Friday, November 09, 2007

Filtering Stupidity on the Internet

The StupidFilter project aims to create an open-source Bayesian filter to "detect rampant stupidity in written English." This filter could be used on internet comment boards to eliminate comments that have little or no meaningful content. For examples of the sort of thing they're looking to eliminate, you can view a random entries from their stupidity database, collected from comments on YouTube.

A few questions and answers from their FAQ:
Isn't filtering stupidity elitist?

Yes. Yes, it is. That's sort of the whole point.

So what do you plan to filter?

The idea is that the most egregiously stupid comments will also be the easiest to detect while remaining ignorant of context; comments with too much or too little capitalization, too many text-message abbreviations, excessive use of "LOL," exclamation points, and so on.

Won't people just try to defeat the filter, the way spammers try to get around spam filtering?

We certainly hope they will -- that implies they're no longer generating text statistically likely to be stupid.

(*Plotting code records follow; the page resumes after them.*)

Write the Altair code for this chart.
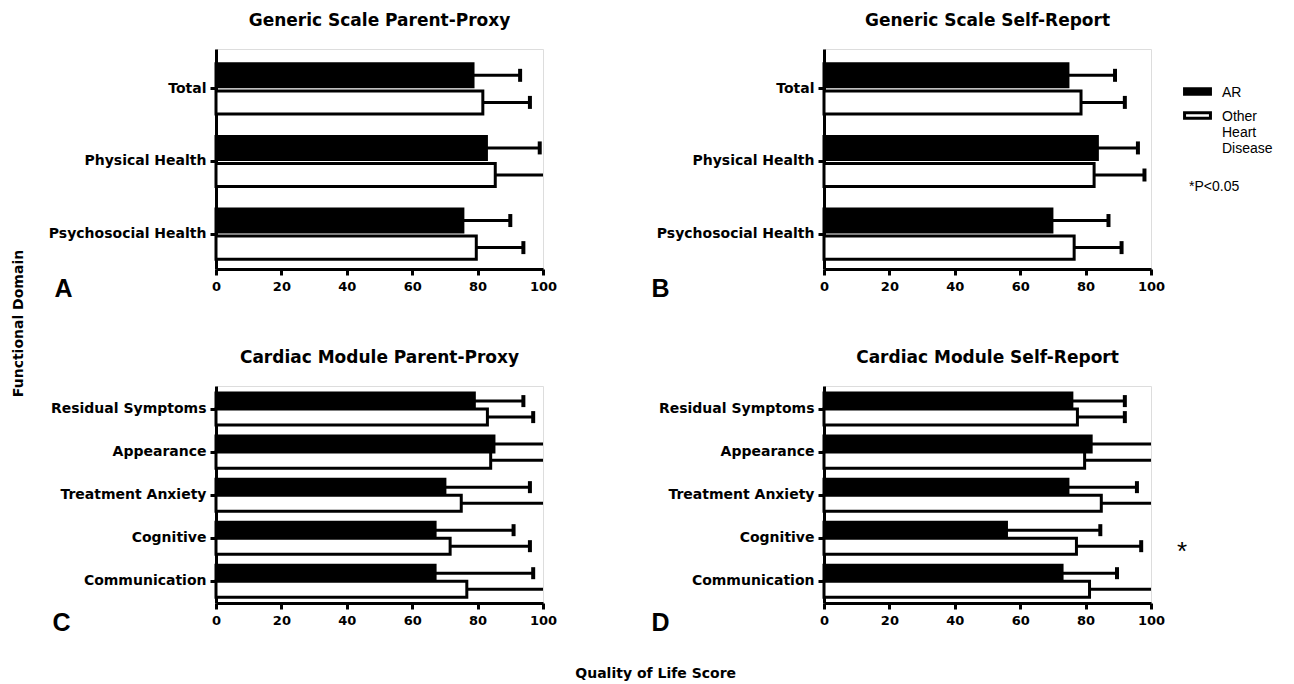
import altair as alt
import pandas as pd

groups = ["AR", "Other Heart Disease"]

generic_domains = ["Total", "Physical Health", "Psychosocial Health"]
cardiac_domains = ["Residual Symptoms", "Appearance", "Treatment Anxiety", "Cognitive", "Communication"]

# Panel A: Generic Scale Parent-Proxy
a_ar_mean = [78.6, 82.7, 75.5]
a_ar_upper = [93.0, 99.0, 90.0]
a_oth_mean = [81.6, 85.4, 79.6]
a_oth_upper = [96.0, 102.0, 94.0]

# Panel B: Generic Scale Self-Report
b_ar_mean = [74.6, 83.6, 69.7]
b_ar_upper = [89.0, 96.0, 87.0]
b_oth_mean = [78.6, 82.6, 76.5]
b_oth_upper = [92.0, 98.0, 91.0]

# Panel C: Cardiac Module Parent-Proxy
c_ar_mean = [79.0, 85.0, 70.0, 67.0, 67.0]
c_ar_upper = [94.0, 102.0, 96.0, 91.0, 97.0]
c_oth_mean = [83.0, 84.0, 75.0, 71.6, 76.7]
c_oth_upper = [97.0, 102.0, 102.0, 96.0, 102.0]

# Panel D: Cardiac Module Self-Report
d_ar_mean = [75.8, 81.7, 74.6, 55.8, 72.8]
d_ar_upper = [92.0, 102.0, 95.7, 84.5, 89.6]
d_oth_mean = [77.5, 79.7, 84.8, 77.2, 81.2]
d_oth_upper = [92.0, 102.0, 102.0, 97.0, 102.0]

x_ticks = [0, 20, 40, 60, 80, 100]
star_domain = ["Cognitive"]
star_group = ["Other Heart Disease"]
star_text = ["*"]

LABEL_FONT = "DejaVu Sans"


def make_df(domains, ar_m, ar_u, ot_m, ot_u):
    rows = []
    for d, m, u in zip(domains, ar_m, ar_u):
        rows.append({"domain": d, "group": "AR", "mean": m, "upper": u})
    for d, m, u in zip(domains, ot_m, ot_u):
        rows.append({"domain": d, "group": "Other Heart Disease", "mean": m, "upper": u})
    return pd.DataFrame(rows)


def panel(df, domains, title, letter, letter_x, height, pad_inner, pad_outer, align, off_pad,
          cap_size, legend=None, star=False):
    y = alt.Y(
        "domain:N", sort=domains,
        scale=alt.Scale(paddingInner=pad_inner, paddingOuter=pad_outer, align=align),
        axis=alt.Axis(
            title=letter, titleAngle=0, titleX=letter_x, titleY=height + 27,
            titleAlign="left", titleBaseline="alphabetic",
            titleFont="Liberation Sans", titleFontSize=25, titleFontWeight="bold",
            titleColor="black",
            labelFont=LABEL_FONT, labelFontWeight="bold", labelFontSize=14,
            labelColor="black", labelPadding=4, labelLimit=400,
            tickSize=6, tickWidth=3, tickColor="black",
            domainWidth=3, domainColor="black",
        ),
    )
    yoff = alt.YOffset("group:N", sort=groups, scale=alt.Scale(paddingInner=off_pad, paddingOuter=0))
    xaxis = alt.Axis(
        title=None, values=x_ticks, labelFont=LABEL_FONT, labelFontWeight="bold",
        labelFontSize=13, labelColor="black", labelPadding=5,
        tickSize=6, tickWidth=3, tickColor="black", domainWidth=3, domainColor="black",
        grid=False, labelFlush=False,
    )
    xscale = alt.Scale(domain=[0, 100], nice=False, zero=True)
    base = alt.Chart(df)

    rule = base.mark_rule(color="black", strokeWidth=3, clip=True).encode(
        x=alt.X("mean:Q", scale=xscale, axis=xaxis), x2="upper:Q", y=y, yOffset=yoff)
    cap = base.mark_tick(color="black", thickness=4, size=cap_size, clip=True, orient="vertical",
                         opacity=1).encode(
        x=alt.X("upper:Q", scale=xscale, axis=xaxis), y=y, yOffset=yoff)
    bars = base.mark_bar(stroke="black", strokeWidth=3, opacity=1).encode(
        x=alt.X("mean:Q", scale=xscale, axis=xaxis), y=y, yOffset=yoff,
        fill=alt.Fill("group:N", scale=alt.Scale(domain=groups, range=["black", "white"]),
                      legend=legend),
    )
    layers = [rule, cap, bars]
    if star:
        sdf = pd.DataFrame({"domain": star_domain, "group": star_group, "label": star_text})
        st = alt.Chart(sdf).mark_text(fontSize=26, font="Liberation Sans", color="black",
                                      dx=31, dy=6, baseline="middle").encode(
            x=alt.X(datum=100, scale=xscale, axis=xaxis), y=y, yOffset=yoff, text="label:N")
        layers.append(st)
    return alt.layer(*layers).properties(
        width=327, height=height,
        title=alt.TitleParams(title, font=LABEL_FONT, fontSize=17, fontWeight="bold",
                              anchor="middle", offset=19, color="black"),
    )


legend_b = alt.Legend(
    title="*P<0.05", titleOrient="bottom", titleFont="Liberation Sans", titleFontSize=14,
    titleFontWeight="normal", titleColor="black", titlePadding=24,
    orient="none", legendX=365, legendY=28, padding=0,
    symbolType="M-1.85,0.46H1.85V1.26H-1.85Z", symbolSize=196, symbolStrokeWidth=3,
    symbolStrokeColor="black", symbolOpacity=1,
    labelFont="Liberation Sans", labelFontSize=14, labelColor="black", labelOffset=16,
    labelBaseline="top", rowPadding=-6,
    labelExpr="datum.label == 'AR' ? 'AR' : ['Other', 'Heart', 'Disease']",
)

pA = panel(make_df(generic_domains, a_ar_mean, a_ar_upper, a_oth_mean, a_oth_upper),
           generic_domains, "Generic Scale Parent-Proxy", "A", -162, 220, 0.31, 0.17, 0.6, 0.15, 13)
pB = panel(make_df(generic_domains, b_ar_mean, b_ar_upper, b_oth_mean, b_oth_upper),
           generic_domains, "Generic Scale Self-Report", "B", -173, 220, 0.31, 0.17, 0.6, 0.15, 13,
           legend=legend_b)
pC = panel(make_df(cardiac_domains, c_ar_mean, c_ar_upper, c_oth_mean, c_oth_upper),
           cardiac_domains, "Cardiac Module Parent-Proxy", "C", -164, 217, 0.256, 0.15, 0.55, 0.0, 12)
pD = panel(make_df(cardiac_domains, d_ar_mean, d_ar_upper, d_oth_mean, d_oth_upper),
           cardiac_domains, "Cardiac Module Self-Report", "D", -173, 217, 0.256, 0.15, 0.55, 0.0, 12,
           star=True)

grid = alt.concat(pA, pB, pC, pD, columns=2, spacing={"row": 46, "column": 92}).resolve_scale(
    x="independent", y="independent", fill="independent", yOffset="independent"
).resolve_legend(fill="independent").properties(
    title=alt.TitleParams("Functional Domain", orient="left", anchor="middle", font=LABEL_FONT,
                          fontSize=14, fontWeight="bold", offset=22, color="black")
)

chart = alt.vconcat(grid).properties(
    title=alt.TitleParams("Quality of Life Score", orient="bottom", anchor="middle",
                          font=LABEL_FONT, fontSize=14, fontWeight="bold", offset=31,
                          dx=13, color="black"),
    padding=3,
).configure_view(stroke=None).configure(background="white")

chart.save("out.html", embed_options={"renderer": "svg", "actions": False})
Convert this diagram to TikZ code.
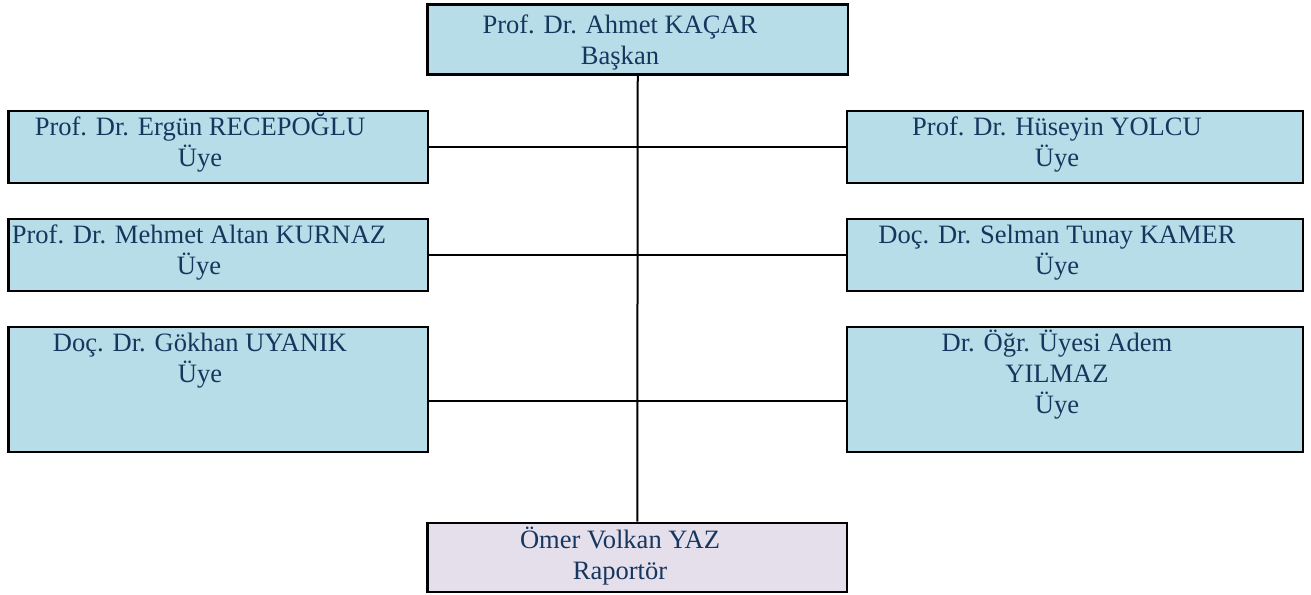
\documentclass[tikz,border=0pt]{standalone}
\usepackage{fontspec}
\setmainfont{Liberation Serif}
\usetikzlibrary{fit}
\definecolor{boxblue}{HTML}{B7DDE8}
\definecolor{boxlilac}{HTML}{E5DFEC}
\definecolor{txtnavy}{RGB}{23,54,93}
\tikzset{
  bluebox/.style={draw=black, line width=2.1pt, fill=boxblue, inner sep=0pt},
  lilacbox/.style={draw=black, line width=2.1pt, fill=boxlilac, inner sep=0pt},
  conn/.style={draw=black, line width=1.5pt},
  label/.style={anchor=base, inner sep=0pt, text=txtnavy,
    font=\fontsize{19.9}{23.25}\selectfont}
}
\newcommand{\lines}[1]{\begin{tabular}[t]{@{}c@{}}#1\end{tabular}}
\begin{document}
\begin{tikzpicture}[x=0.75pt,y=-0.75pt]
\useasboundingbox (0,0) rectangle (1311,594);
% boxes
\node[bluebox, fit={(427.5,4.5) (848,74.5)}] (top) {};
\node[bluebox, fit={(8.5,111) (428,183)}] (l1) {};
\node[bluebox, fit={(8.5,219) (428,291)}] (l2) {};
\node[bluebox, fit={(8.5,327) (428,452)}] (l3) {};
\node[bluebox, fit={(847,111) (1303,183)}] (r1) {};
\node[bluebox, fit={(847,219) (1303,291)}] (r2) {};
\node[bluebox, fit={(847,327) (1303,452)}] (r3) {};
\node[lilacbox, fit={(427.5,523) (847,592)}] (bot) {};
% texts
\node[label] (ttop) at (620,33) {\lines{Prof. Dr. Ahmet KAÇAR\\Başkan}};
\node[label] (tl1) at (200,135) {\lines{Prof. Dr. Ergün RECEPOĞLU\\Üye}};
\node[label] (tl2) at (199,243) {\lines{Prof. Dr. Mehmet Altan KURNAZ\\Üye}};
\node[label] (tl3) at (200,351) {\lines{Doç. Dr. Gökhan UYANIK\\Üye}};
\node[label] (tr1) at (1057,135) {\lines{Prof. Dr. Hüseyin YOLCU\\Üye}};
\node[label] (tr2) at (1057,243) {\lines{Doç. Dr. Selman Tunay KAMER\\Üye}};
\node[label] (tr3) at (1057,351) {\lines{Dr. Öğr. Üyesi Adem\\YILMAZ\\Üye}};
\node[label] (tbot) at (620,548) {\lines{Ömer Volkan YAZ\\Raportör}};
% connectors
\coordinate (h3) at (638,401);
\draw[conn] (top.south) -- (bot.north);
\draw[conn] (l1.east) -- (r1.west);
\draw[conn] (l2.east) -- (r2.west);
\draw[conn] (h3 -| l3.east) -- (h3 -| r3.west);
\end{tikzpicture}
\end{document}
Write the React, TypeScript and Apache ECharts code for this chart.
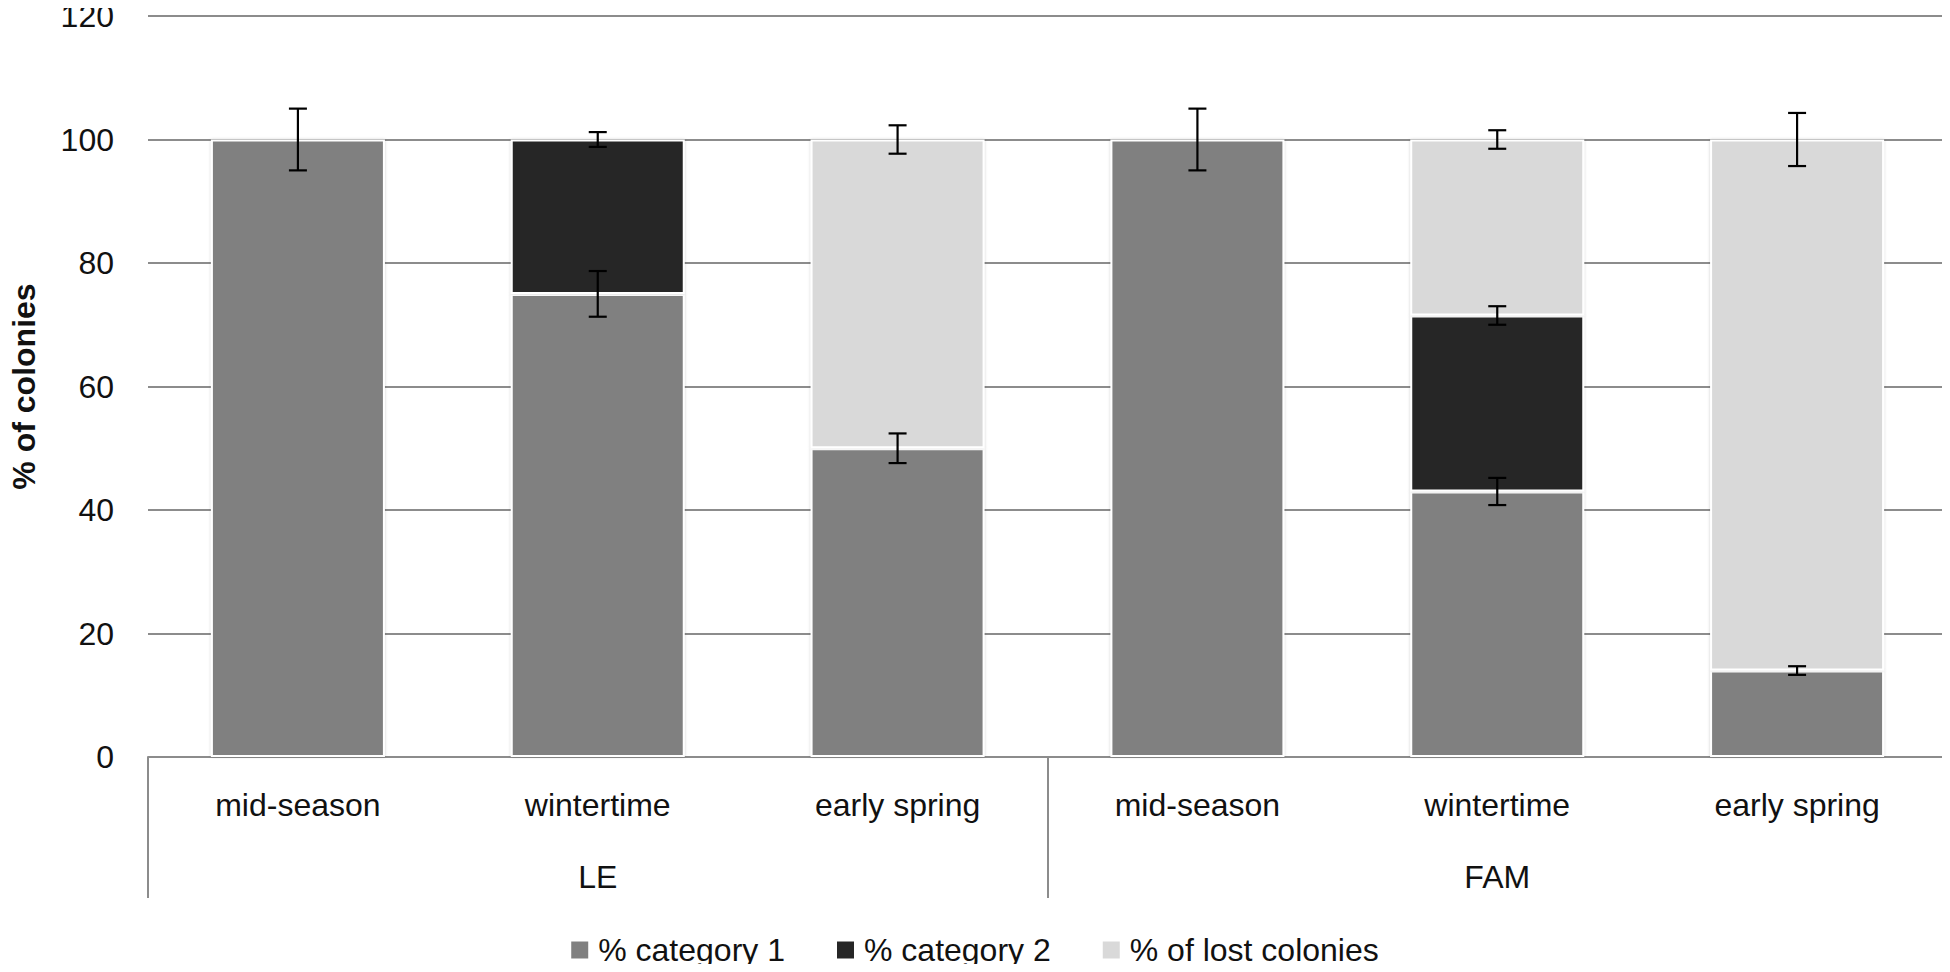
import React, { useEffect, useRef } from "react";
import * as echarts from "echarts";

const subCategories = ["mid-season", "wintertime", "early spring", "mid-season", "wintertime", "early spring"];
const groups = ["LE", "FAM"];
const yTicks = { min: 0, max: 120, interval: 20 };

const cat1 = [100, 75, 50, 100, 43, 14];
const cat2: (number | null)[] = [null, 25, null, null, 28.5, null];
const lost: (number | null)[] = [null, null, 50, null, 28.5, 86];

const errCat1 = [5, 3.7, 2.4, 5, 2.2, 0.7];
const errCat2: (number | null)[] = [null, 1.2, null, null, 1.5, null];
const errLost: (number | null)[] = [null, null, 2.3, null, 1.5, 4.3];

const seriesNames = ["% category 1", "% category 2", "% of lost colonies"];
const colors = ["#808080", "#262626", "#d9d9d9"];

const FONT = "'Liberation Sans', Arial, sans-serif";

function buildErrData() {
  const out: number[][] = [];
  for (let i = 0; i < subCategories.length; i++) {
    const t1 = cat1[i];
    out.push([i, t1, errCat1[i]]);
    const t2 = t1 + (cat2[i] ?? 0);
    if (errCat2[i] != null) out.push([i, t2, errCat2[i] as number]);
    const t3 = t2 + (lost[i] ?? 0);
    if (errLost[i] != null) out.push([i, t3, errLost[i] as number]);
  }
  return out;
}

export default function App() {
  const ref = useRef<HTMLDivElement>(null);
  useEffect(() => {
    if (!ref.current) return;
    const chart = echarts.init(ref.current, undefined, { renderer: "svg" });
    const barStyle = (c: string) => ({
      color: c,
      borderColor: "#ffffff",
      borderWidth: 2,
      shadowBlur: 3,
      shadowColor: "rgba(0,0,0,0.2)",
    });
    const option: any = {
      animation: false,
      backgroundColor: "#ffffff",
      textStyle: { fontFamily: FONT },
      grid: { left: 137, right: 3, top: 12, bottom: 215, containLabel: false },
      legend: {
        data: seriesNames,
        left: "center",
        top: 929,
        icon: "rect",
        itemWidth: 17,
        itemHeight: 17,
        itemGap: 52,
        itemStyle: { borderWidth: 0, shadowBlur: 0 },
        textStyle: { fontSize: 32, color: "#111", fontFamily: FONT, padding: [0, 0, 0, 5] },
      },
      xAxis: [
        {
          type: "category",
          data: subCategories,
          axisLine: { show: true, lineStyle: { color: "#8c8c8c", width: 2 } },
          axisTick: { show: false },
          axisLabel: { fontSize: 32, color: "#111", margin: 32, interval: 0, fontFamily: FONT },
        },
        {
          type: "category",
          data: groups,
          position: "bottom",
          axisLine: { show: false },
          axisTick: { show: true, length: 141, lineStyle: { color: "#8c8c8c", width: 2 } },
          axisLabel: { fontSize: 32, color: "#111", margin: 104, fontFamily: FONT },
        },
      ],
      yAxis: {
        type: "value",
        min: yTicks.min,
        max: yTicks.max,
        interval: yTicks.interval,
        axisLine: { show: false },
        axisTick: { show: false },
        axisLabel: { fontSize: 32, color: "#111", margin: 34, fontFamily: FONT },
        splitLine: { lineStyle: { color: "#8c8c8c", width: 2 } },
        name: "% of colonies",
        nameLocation: "middle",
        nameRotate: 90,
        nameGap: 108,
        nameTextStyle: { fontSize: 32, fontWeight: "bold", color: "#111", fontFamily: FONT },
      },
      series: [
        { name: seriesNames[0], type: "bar", stack: "s", data: cat1, barWidth: 174, itemStyle: barStyle(colors[0]) },
        { name: seriesNames[1], type: "bar", stack: "s", data: cat2, barWidth: 174, itemStyle: barStyle(colors[1]) },
        { name: seriesNames[2], type: "bar", stack: "s", data: lost, barWidth: 174, itemStyle: barStyle(colors[2]) },
        {
          type: "custom",
          name: "err",
          xAxisIndex: 0,
          z: 10,
          data: buildErrData(),
          encode: { x: 0, y: 1 },
          renderItem: (params: any, api: any) => {
            const x = api.value(0);
            const c = api.value(1);
            const e = api.value(2);
            const top = api.coord([x, c + e]);
            const bot = api.coord([x, c - e]);
            const hw = 9;
            const st = { stroke: "#000", lineWidth: 2.2 };
            return {
              type: "group",
              children: [
                { type: "line", shape: { x1: top[0], y1: top[1], x2: bot[0], y2: bot[1] }, style: st },
                { type: "line", shape: { x1: top[0] - hw, y1: top[1], x2: top[0] + hw, y2: top[1] }, style: st },
                { type: "line", shape: { x1: bot[0] - hw, y1: bot[1], x2: bot[0] + hw, y2: bot[1] }, style: st },
              ],
            };
          },
        },
      ],
    };
    chart.setOption(option);
    return () => chart.dispose();
  }, []);
  return <div ref={ref} style={{ width: 1950, height: 972, margin: -8 }} />;
}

It's true that an obvious attack on the StupidFilter would be to salt a short, stupid comment with a long excerpt copy-pasted from, say, Project Gutenberg, but we think it's reasonable to count on the laziness of the stupidest commenters not to do this.

Aren't you just trying to eliminate comments and discourse that you consider to be stupid?

As much as that might be nice, no. The StupidFilter does not understand, in a meaningful sense, the text that it parses, and our graders select comments that are formally stupid -- that is, their diction, not their content, marks them as stupid. It is not our intent to eliminate debate or disagreement, but rather to programmatically enforce a certain quality of expression. Put another way: The StupidFilter will cheerfully approve an eloquent, properly-capitalized defense of mandatory, state-subsidized rocket-launcher ownership for all schoolchildren.